Economists also note that the coronavirus crisis has exposed structural problems with the U.S. economy that could take years to fix. “This has fallen disproportionately on workers with high school or less than high school education,” said Mary Daly, president of the Federal Reserve Bank of San Francisco, in an interview with POLITICO. “So when you think about coming out of this, it’s just another indication that we need to invest in human capital, we need to find ways to get people to have the skillset that allows them to work in jobs that are not so vulnerable to these types of shocks.”

That will not be a quick process. Fiscal support from Congress and easy money policies from the Federal Reserve will help. But even if people have some money in their pockets and can pay for rent and food, the economy cannot really reboot — and hiring can’t take off — without a stronger feeling of public safety.

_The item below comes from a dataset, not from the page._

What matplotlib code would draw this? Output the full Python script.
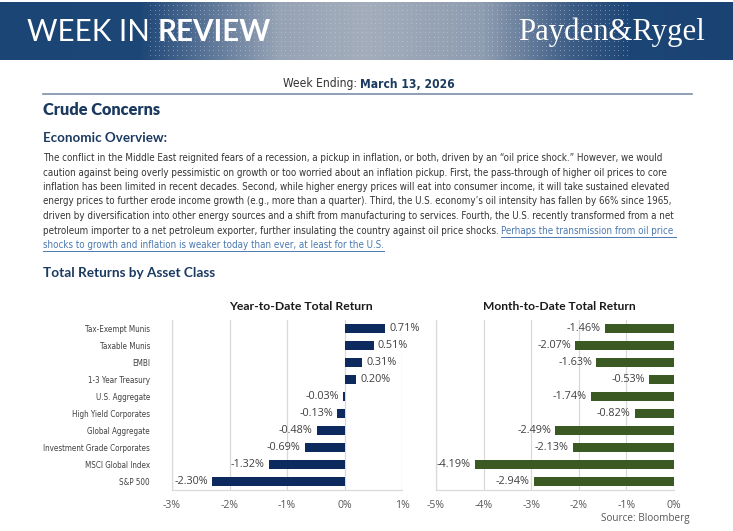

“You could drop as much money on me as you want, but that doesn’t mean I’m going to go book a vacation and get on a plane,” said Greene.

For Trump and the White House, it means they may have to fight a reelection battle with numbers that may have bottomed out but not improved all that much. “The economic recovery will not be like a rocket ship, as the president likes to say,” said Zandi. “It will be more like a truck that got stuck in the mud — at least until there is a vaccine.”